Il ministro Moratti, oltre le riforme che vuole attuare nella scuola, si spinge alla creazione di centri di aggregazione post-scolastici per i ragazzi dai tredici ai diciotto anni: tre anni di sperimentazione; venti centri da avviare prossimamente, poi si valuterà. Idea di fondo: la scuola deve riappropriarsi della funzione educativa e non ridursi ad agenzia di trasmissione del sapere; in collaborazione con la famiglia, la scuola deve promuovere la personalità dell'alunno nella sua integralità. Cinque aree di impegno: scolastico, formativo, di consulenza e di sostegno alle famiglie, di orientamento professionale, culturale, ludico e sportivo. Il tutto - i venti centri - fatto funzionare da sessanta insegnanti, trecentoventi operatori volontari, centoventi operatori del privato-sociale, tra i quali il responsabile e gli educatori di ogni struttura. Al progetto sono chiamati a collaborare l'Enaip per la formazione professionale, il Csi per le attività ludico-sportive, la Compagnia delle Opere per l'esperienza maturata nelle imprese sociali, e le associazioni dei genitori Anglad e Agaras. Costo: tredici milioni di euro per i tre anni. Va da sé che è implicito l'orientamento a tener lontani i ragazzi dalla droga e si ha come modello San Patrignano (quanto imitabile?).
       Che dire? Che il ministro Moratti si muove sempre con ideali ottimi e con una precisione progettuale invidiabile. Poi bisognerà controllare come funzionino realmente le cose. Qualche appunto. Sembra che la proposta dei Centri di aggregazione sia a libera partecipazione da parte dei ragazzi della scuola. Parteciperanno? Si può dubitare che essi sentano a lungo la scuola come la propria casa. A meno che vi si installino da perpetui ripetenti senza la vergogna di essere un poco mantenuti. Se è vero che la famiglia, negli orientamenti teorici, è chiamata a collaborare, non si va di fatto verso una ulteriore deresponsabilizzazione della famiglia stessa e verso un sovraccarico non onorabile di impegni della scuola? La quale scuola già riesce a stento a tener testa a traguardi assai più modesti. Ancora. Si tien conto del fatto che strutture simili di ritrovo giovanile vi sono già in molte zone del Paese, almeno al Nord? Si invocherà la rituale connotazione di laicità che deve qualificare tali esperimenti, giustamente da non confondere con oratori e con istituzioni simili.

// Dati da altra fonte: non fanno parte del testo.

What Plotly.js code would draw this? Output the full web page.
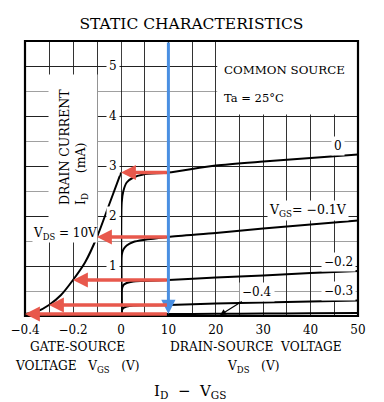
<!DOCTYPE html>
<html><head><meta charset="utf-8">
<script src="https://cdn.plot.ly/plotly-3.0.1.min.js"></script>
<style>html,body{margin:0;padding:0;background:#fff}</style>
</head><body><div id="chart" style="width:384px;height:402px"></div>
<script>
// ---- data ----
const vdsTicks = [0,5,10,15,20,25,30,35,40,45,50];
const vdsTickText = ['0','','10','','20','','30','','40','','50'];
const vgsTicks = [-0.4,-0.3,-0.2,-0.1];
const vgsTickText = ['−0.4','','−0.2',''];
const idTickLabels = [1,2,3,4,5];

// output curves: ID (mA) vs VDS (V)
const vdsPts   = [0.15, 0.15, 0.5, 1.2, 2.6, 4.7, 10, 20, 30, 40, 50];
const idVgs0   = [0, 2.27, 2.50, 2.67, 2.77, 2.83, 2.87, 3.01, 3.09, 3.16, 3.23];
const idVgsM01 = [0, 1.22, 1.33, 1.41, 1.48, 1.52, 1.58, 1.66, 1.75, 1.83, 1.91];
const idVgsM02 = [0, 0.52, 0.62, 0.66, 0.69, 0.70, 0.72, 0.77, 0.81, 0.86, 0.90];
const idVgsM03 = [0, 0.10, 0.16, 0.19, 0.21, 0.215, 0.22, 0.25, 0.27, 0.29, 0.31];
const idVgsM04 = [0, 0.02, 0.03, 0.035, 0.038, 0.04, 0.04, 0.045, 0.05, 0.055, 0.06];

// transfer curve at VDS = 10 V: ID (mA) vs VGS (V)
const vgsPts     = [-0.4, -0.35, -0.3, -0.25, -0.2, -0.15, -0.1, -0.05, 0];
const idTransfer = [0.04, 0.09, 0.22, 0.42, 0.72, 1.07, 1.58, 2.22, 2.87];

// projection arrows (from VDS = 10 V to the transfer curve)
const arrowVds = 10;
const arrowVgs = [0, -0.1, -0.2, -0.3, -0.4];
const arrowId  = [2.87, 1.58, 0.72, 0.22, 0.04];

// ---- layout constants ----
const FONT = 'DejaVu Serif';
const dL = 96/333;                       // left (VGS) panel fraction
const vgsRange = [-0.4, 0], vdsRange = [0, 50], idRange = [0, 5.5];
// convert a VDS value into left-axis units (same pixel scale continuation)
const k = ((vgsRange[1]-vgsRange[0])/dL) / ((vdsRange[1]-vdsRange[0])/(1-dL));

const curveLine = {color:'#000', width:2, shape:'spline', smoothing:0.7};
function outTrace(y){ return {x:vdsPts, y:y, xaxis:'x2', yaxis:'y', mode:'lines', line:curveLine, hoverinfo:'skip'}; }

const traces = [
  outTrace(idVgs0), outTrace(idVgsM01), outTrace(idVgsM02), outTrace(idVgsM03), outTrace(idVgsM04),
  {x:vgsPts, y:idTransfer, xaxis:'x', yaxis:'y', mode:'lines', line:{color:'#000', width:2, shape:'spline', smoothing:0.8}, hoverinfo:'skip'}
];

const txt = (s, extra) => Object.assign({text:s, showarrow:false, xanchor:'center', yanchor:'middle', font:{family:FONT, size:11, color:'#000'}}, extra);

const annotations = [];
// y tick labels
idTickLabels.forEach(v => annotations.push(txt(String(v), {xref:'x', yref:'y', x:0, y:v, xanchor:'right', xshift:-1, bgcolor:'#fff', borderpad:2, font:{family:FONT, size:12, color:'#000'}})));
// y title
annotations.push(txt('DRAIN&nbsp;CURRENT<br>I<sub>D</sub>&nbsp;&nbsp;&nbsp;&nbsp;&nbsp;(mA)', {xref:'x', yref:'y', x:-0.2, y:3.38, textangle:-90, align:'left', font:{family:FONT, size:12.5, color:'#000'}}));
// condition box
annotations.push(txt('COMMON&nbsp;SOURCE', {xref:'x2', yref:'y', x:21.3, y:4.93, xanchor:'left', font:{family:FONT, size:11.8, color:'#000'}}));
annotations.push(txt('Ta&nbsp;=&nbsp;25°C', {xref:'x2', yref:'y', x:21.3, y:4.37, xanchor:'left', font:{family:FONT, size:11.5, color:'#000'}}));
// curve labels
annotations.push(txt('0', {xref:'x2', yref:'y', x:45.8, y:3.4, bgcolor:'#fff', borderpad:2, font:{family:FONT, size:12, color:'#000'}}));
annotations.push(txt('V<sub>GS</sub>=&nbsp;−0.1V', {xref:'x2', yref:'y', x:39.5, y:2.11, bgcolor:'#fff', borderpad:1, font:{family:FONT, size:12.5, color:'#000'}}));
annotations.push(txt('−0.2', {xref:'x2', yref:'y', x:45.8, y:1.09, bgcolor:'#fff', borderpad:2, font:{family:FONT, size:12, color:'#000'}}));
annotations.push(txt('−0.3', {xref:'x2', yref:'y', x:45.8, y:0.5, bgcolor:'#fff', borderpad:2, font:{family:FONT, size:12, color:'#000'}}));
annotations.push(txt('−0.4', {xref:'x2', yref:'y', x:20.9, y:0.02, ax:28.7, ay:0.48, axref:'x2', ayref:'y', showarrow:true, arrowhead:2, arrowsize:1, arrowwidth:1.2, arrowcolor:'#000', bgcolor:'#fff', borderpad:2, font:{family:FONT, size:12, color:'#000'}}));
annotations.push(txt('V<sub>DS</sub>&nbsp;=&nbsp;10V', {xref:'x', yref:'y', x:-0.235, y:1.65, bgcolor:'#fff', borderpad:0, font:{family:FONT, size:12, color:'#000'}}));
// bottom axis titles
annotations.push(txt('GATE-SOURCE', {xref:'paper', yref:'paper', x:0.159, y:-0.113, font:{family:FONT, size:12.2, color:'#000'}}));
annotations.push(txt('VOLTAGE&nbsp;&nbsp;&nbsp;V<sub>GS</sub>&nbsp;&nbsp;&nbsp;(V)', {xref:'paper', yref:'paper', x:0.159, y:-0.185, font:{family:FONT, size:12.2, color:'#000'}}));
annotations.push(txt('DRAIN-SOURCE&nbsp;&nbsp;VOLTAGE', {xref:'paper', yref:'paper', x:0.694, y:-0.113, font:{family:FONT, size:12.2, color:'#000'}}));
annotations.push(txt('V<sub>DS</sub>&nbsp;&nbsp;&nbsp;(V)', {xref:'paper', yref:'paper', x:0.685, y:-0.185, font:{family:FONT, size:12.2, color:'#000'}}));
annotations.push(txt('I<sub>D</sub>&nbsp;&nbsp;−&nbsp;&nbsp;V<sub>GS</sub>', {xref:'paper', yref:'paper', x:0.495, y:-0.275, font:{family:FONT, size:15, color:'#000'}}));
// blue vertical projection line at VDS = 10 V
annotations.push({text:'', xref:'x2', yref:'y', x:arrowVds, y:0.04, ax:arrowVds, ay:idRange[1], axref:'x2', ayref:'y', showarrow:true, arrowhead:2, arrowsize:0.95, arrowwidth:3, arrowcolor:'#4a8fe2', standoff:0});
// red arrows to transfer curve
arrowVgs.forEach((g, i) => annotations.push({text:'', xref:'x', yref:'y', x:g, y:arrowId[i], ax:arrowVds*k, ay:arrowId[i], axref:'x', ayref:'y', showarrow:true, arrowhead:2, arrowsize:0.85, arrowwidth:3.5, arrowcolor:'#e8584c', standoff:0}));

const shapes = [
  {type:'rect', xref:'x', yref:'y', x0:-0.302, x1:-0.098, y0:1.8, y1:4.83, fillcolor:'#fff', line:{width:0}, layer:'between'},
  {type:'rect', xref:'x2', yref:'y', x0:20.3, x1:50, y0:4.03, y1:5.5, fillcolor:'#fff', line:{width:0}, layer:'between'},
  {type:'line', xref:'x2', yref:'y', x0:0, x1:0, y0:0, y1:5.5, line:{color:'#000', width:1.5}, layer:'between'},
  {type:'rect', xref:'paper', yref:'paper', x0:0, x1:1, y0:0, y1:1, line:{color:'#000', width:2.2}, layer:'above'}
];

const xCommon = {showgrid:true, gridcolor:'#333', gridwidth:1, zeroline:false, showline:false, ticks:'', ticklabelstandoff:5, tickmode:'array', tickfont:{family:FONT, size:12, color:'#000'}, fixedrange:true};

const layout = {
  width:384, height:402,
  margin:{l:25, r:26, t:41, b:86, pad:0},
  paper_bgcolor:'#fff', plot_bgcolor:'#fff',
  showlegend:false,
  title:{text:'STATIC CHARACTERISTICS', font:{family:FONT, size:15.5, color:'#000'}, xref:'paper', x:0.5, xanchor:'center', yref:'container', y:1-24/402, yanchor:'middle'},
  xaxis: Object.assign({}, xCommon, {domain:[0, dL], range:vgsRange, tickvals:vgsTicks, ticktext:vgsTickText, anchor:'y'}),
  xaxis2: Object.assign({}, xCommon, {domain:[dL, 1], range:vdsRange, tickvals:vdsTicks, ticktext:vdsTickText, anchor:'y'}),
  yaxis: {range:idRange, dtick:1, tick0:0, showgrid:true, gridcolor:'#222', gridwidth:1, zeroline:false, showline:false, ticks:'', showticklabels:false, fixedrange:true,
          minor:{dtick:0.5, tick0:0, showgrid:true, gridcolor:'#a0a0a0', gridwidth:1, ticks:''}},
  annotations: annotations,
  shapes: shapes
};

Plotly.newPlot('chart', traces, layout, {displayModeBar:false, staticPlot:true});
</script></body></html>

Sia. Ma si osservi: forse nulla come il tempo libero viene gestito in base a una precisa visione del mondo. La laicità segnerà anche qui, invece, la negazione di ogni certezza profondamente umana e perfino filosofica e religiosa? Ma allora, a che cosa si ridurrà il ritrovarsi dei ragazzi? Oppure - come deve essere - si permetterà, anzi si stimolerà un pluralismo di concezioni della vita che coesistano e si confrontino pacificamente e fruttuosamente? Non pare impresa facile. Con il passare del tempo non si arriverà di nuovo a centri sociali occupati o a organizzazioni di concerti rock con qualche rara bigiata conferenza? E gli operatori saranno a lungo all'altezza dei loro compiti?
       Non vorrei scoraggiare propositi sacrosanti. Solo mi pare di dover richiamare la necessaria presenza di educatori motivati, saggi e generosi. Dietro ogni gruppo di giovani sta sempre un animatore poco o tanto carismatico.
       Ministro Moratti, le faccio i migliori auguri di riuscita in proposito. Sarà bene che anche i cattolici collaborino, se non si vedono costretti a mettere in parentesi la loro originalità. Intanto, oltre che al doposcuola statale - o no? -, pensi anche alla parità delle scuole libere. Finora, di là da qualche elemosina o poco più, si è avuta soltanto qualche promessa. Non ci sono soldi, si assicura. Ma la scuola non è uno dei primi doveri dello Stato? La scuola con una propria impostazione culturale, dico. Per non proibire ai ragazzi di porre domande di senso. Per non obbligarli a una prospettiva ideologica mortificante. Non parole, ma opere di bene, signor ministro: passi la richiesta ai suoi colleghi.